* BEGIN Recorded data *

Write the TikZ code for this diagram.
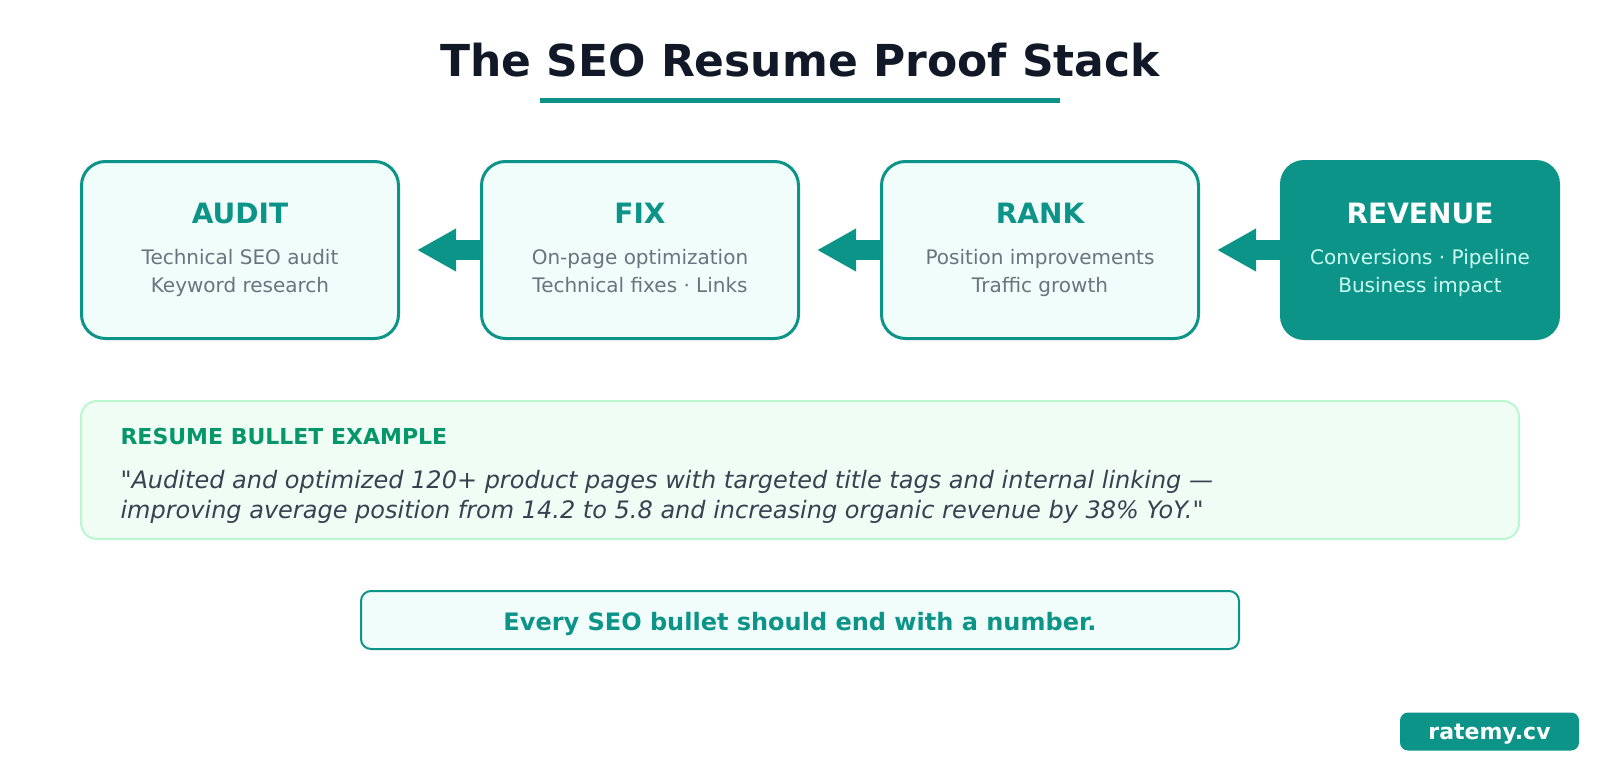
\documentclass[tikz,border=0pt]{standalone}
\usepackage{fontspec}
\setmainfont{DejaVu Sans}[Ligatures=TeXOff]
\usetikzlibrary{arrows.meta}
\definecolor{seoteal}{HTML}{0D9488}
\definecolor{tealbg}{HTML}{F0FDFA}
\definecolor{titleink}{HTML}{111827}
\definecolor{subgray}{HTML}{6B7280}
\definecolor{mintink}{HTML}{CCFBF1}
\definecolor{greenbg}{HTML}{F0FDF4}
\definecolor{greenline}{HTML}{BBF7D0}
\definecolor{labelgreen}{HTML}{059669}
\definecolor{quoteink}{HTML}{374151}
\tikzset{
  heading/.style={font=\fontsize{44}{52}\selectfont\bfseries, text=titleink, anchor=base},
  headrule/.style={draw=seoteal, line width=5pt},
  stagebox/.style={draw=seoteal, line width=3pt, rounded corners=24pt, fill=tealbg, minimum width=317pt, minimum height=177pt, inner sep=0pt},
  goalbox/.style={fill=seoteal, rounded corners=24pt, minimum width=280pt, minimum height=180pt, inner sep=0pt},
  stagetitle/.style={font=\fontsize{28}{34}\selectfont\bfseries, text=seoteal, anchor=base},
  stagetext/.style={font=\fontsize{20}{28}\selectfont, text=subgray, align=center, anchor=base},
  flowarrow/.style={line width=20pt, draw=seoteal, -{Triangle[length=39pt,width=40pt]}, shorten >=17pt},
  examplebox/.style={draw=greenline, line width=2pt, rounded corners=16pt, fill=greenbg, minimum width=1438pt, minimum height=138pt},
  examplelabel/.style={font=\fontsize{22}{26}\selectfont\bfseries, text=labelgreen, anchor=base west},
  quotetext/.style={font=\fontsize{24}{30}\selectfont\itshape, text=quoteink, align=left, anchor=base west},
  tagbox/.style={draw=seoteal, line width=2pt, rounded corners=10pt, fill=tealbg, minimum width=878pt, minimum height=58pt},
  tagtext/.style={font=\fontsize{24}{28}\selectfont\bfseries, text=seoteal, anchor=base},
  badge/.style={fill=seoteal, rounded corners=8pt, minimum width=179pt, minimum height=38pt},
  badgetext/.style={font=\fontsize{22}{26}\selectfont\bfseries, text=white, anchor=base}
}
\begin{document}
\begin{tikzpicture}[x=1pt, y=-1pt]
  \fill[white] (0,0) rectangle (1600,760);
  \useasboundingbox (0,0) rectangle (1600,760);

  % heading
  \node[heading] (heading) at (800,77) {The SEO Resume Proof Stack};
  \coordinate (ruleL) at (540,100);
  \coordinate (ruleR) at (1060,100);
  \draw[headrule] (ruleL) -- (ruleR);

  % stages
  \node[stagebox] (audit) at (240,250) {};
  \node[stagebox] (fix) at (640,250) {};
  \node[stagebox] (rank) at (1040,250) {};
  \node[goalbox] (revenue) at (1420,250) {};

  \node[stagetitle] (audit-t) at (240,223) {AUDIT};
  \node[stagetext] (audit-s) at (240,292) {Technical SEO audit\\Keyword research};
  \node[stagetitle] (fix-t) at (640,223) {FIX};
  \node[stagetext] (fix-s) at (640,292) {On-page optimization\\Technical fixes · Links};
  \node[stagetitle] (rank-t) at (1040,223) {RANK};
  \node[stagetext] (rank-s) at (1040,292) {Position improvements\\Traffic growth};
  \node[stagetitle, text=white] (revenue-t) at (1420,223) {REVENUE};
  \node[stagetext, text=mintink] (revenue-s) at (1420,292) {Conversions · Pipeline\\Business impact};

  \draw[flowarrow] (fix.west) -- (audit.east);
  \draw[flowarrow] (rank.west) -- (fix.east);
  \draw[flowarrow] (revenue.west) -- (rank.east);

  % example bullet
  \node[examplebox] (example) at (800,470) {};
  \node[examplelabel] (example-l) at (117,444) {RESUME BULLET EXAMPLE};
  \node[quotetext] (example-q) at (117,518) {"Audited and optimized 120+ product pages with targeted title tags and internal linking —\\improving average position from 14.2 to 5.8 and increasing organic revenue by 38\% YoY."};

  % takeaway and badge
  \node[tagbox] (takeaway) at (800,620) {};
  \node[tagtext] (takeaway-t) at (800,630) {Every SEO bullet should end with a number.};
  \node[badge] (brand) at (1489.5,731.5) {};
  \node[badgetext] (brand-t) at (1489.5,739) {ratemy.cv};
\end{tikzpicture}
\end{document}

* END Recorded data *

Set task >>
Quote in full the listing given above; the images are to be left out.

Exercise answer >>
Write the TikZ code for this diagram.
\documentclass[tikz,border=0pt]{standalone}
\usepackage{fontspec}
\setmainfont{DejaVu Sans}[Ligatures=TeXOff]
\usetikzlibrary{arrows.meta}
\definecolor{seoteal}{HTML}{0D9488}
\definecolor{tealbg}{HTML}{F0FDFA}
\definecolor{titleink}{HTML}{111827}
\definecolor{subgray}{HTML}{6B7280}
\definecolor{mintink}{HTML}{CCFBF1}
\definecolor{greenbg}{HTML}{F0FDF4}
\definecolor{greenline}{HTML}{BBF7D0}
\definecolor{labelgreen}{HTML}{059669}
\definecolor{quoteink}{HTML}{374151}
\tikzset{
  heading/.style={font=\fontsize{44}{52}\selectfont\bfseries, text=titleink, anchor=base},
  headrule/.style={draw=seoteal, line width=5pt},
  stagebox/.style={draw=seoteal, line width=3pt, rounded corners=24pt, fill=tealbg, minimum width=317pt, minimum height=177pt, inner sep=0pt},
  goalbox/.style={fill=seoteal, rounded corners=24pt, minimum width=280pt, minimum height=180pt, inner sep=0pt},
  stagetitle/.style={font=\fontsize{28}{34}\selectfont\bfseries, text=seoteal, anchor=base},
  stagetext/.style={font=\fontsize{20}{28}\selectfont, text=subgray, align=center, anchor=base},
  flowarrow/.style={line width=20pt, draw=seoteal, -{Triangle[length=39pt,width=40pt]}, shorten >=17pt},
  examplebox/.style={draw=greenline, line width=2pt, rounded corners=16pt, fill=greenbg, minimum width=1438pt, minimum height=138pt},
  examplelabel/.style={font=\fontsize{22}{26}\selectfont\bfseries, text=labelgreen, anchor=base west},
  quotetext/.style={font=\fontsize{24}{30}\selectfont\itshape, text=quoteink, align=left, anchor=base west},
  tagbox/.style={draw=seoteal, line width=2pt, rounded corners=10pt, fill=tealbg, minimum width=878pt, minimum height=58pt},
  tagtext/.style={font=\fontsize{24}{28}\selectfont\bfseries, text=seoteal, anchor=base},
  badge/.style={fill=seoteal, rounded corners=8pt, minimum width=179pt, minimum height=38pt},
  badgetext/.style={font=\fontsize{22}{26}\selectfont\bfseries, text=white, anchor=base}
}
\begin{document}
\begin{tikzpicture}[x=1pt, y=-1pt]
  \fill[white] (0,0) rectangle (1600,760);
  \useasboundingbox (0,0) rectangle (1600,760);

  % heading
  \node[heading] (heading) at (800,77) {The SEO Resume Proof Stack};
  \coordinate (ruleL) at (540,100);
  \coordinate (ruleR) at (1060,100);
  \draw[headrule] (ruleL) -- (ruleR);

  % stages
  \node[stagebox] (audit) at (240,250) {};
  \node[stagebox] (fix) at (640,250) {};
  \node[stagebox] (rank) at (1040,250) {};
  \node[goalbox] (revenue) at (1420,250) {};

  \node[stagetitle] (audit-t) at (240,223) {AUDIT};
  \node[stagetext] (audit-s) at (240,292) {Technical SEO audit\\Keyword research};
  \node[stagetitle] (fix-t) at (640,223) {FIX};
  \node[stagetext] (fix-s) at (640,292) {On-page optimization\\Technical fixes · Links};
  \node[stagetitle] (rank-t) at (1040,223) {RANK};
  \node[stagetext] (rank-s) at (1040,292) {Position improvements\\Traffic growth};
  \node[stagetitle, text=white] (revenue-t) at (1420,223) {REVENUE};
  \node[stagetext, text=mintink] (revenue-s) at (1420,292) {Conversions · Pipeline\\Business impact};

  \draw[flowarrow] (fix.west) -- (audit.east);
  \draw[flowarrow] (rank.west) -- (fix.east);
  \draw[flowarrow] (revenue.west) -- (rank.east);

  % example bullet
  \node[examplebox] (example) at (800,470) {};
  \node[examplelabel] (example-l) at (117,444) {RESUME BULLET EXAMPLE};
  \node[quotetext] (example-q) at (117,518) {"Audited and optimized 120+ product pages with targeted title tags and internal linking —\\improving average position from 14.2 to 5.8 and increasing organic revenue by 38\% YoY."};

  % takeaway and badge
  \node[tagbox] (takeaway) at (800,620) {};
  \node[tagtext] (takeaway-t) at (800,630) {Every SEO bullet should end with a number.};
  \node[badge] (brand) at (1489.5,731.5) {};
  \node[badgetext] (brand-t) at (1489.5,739) {ratemy.cv};
\end{tikzpicture}
\end{document}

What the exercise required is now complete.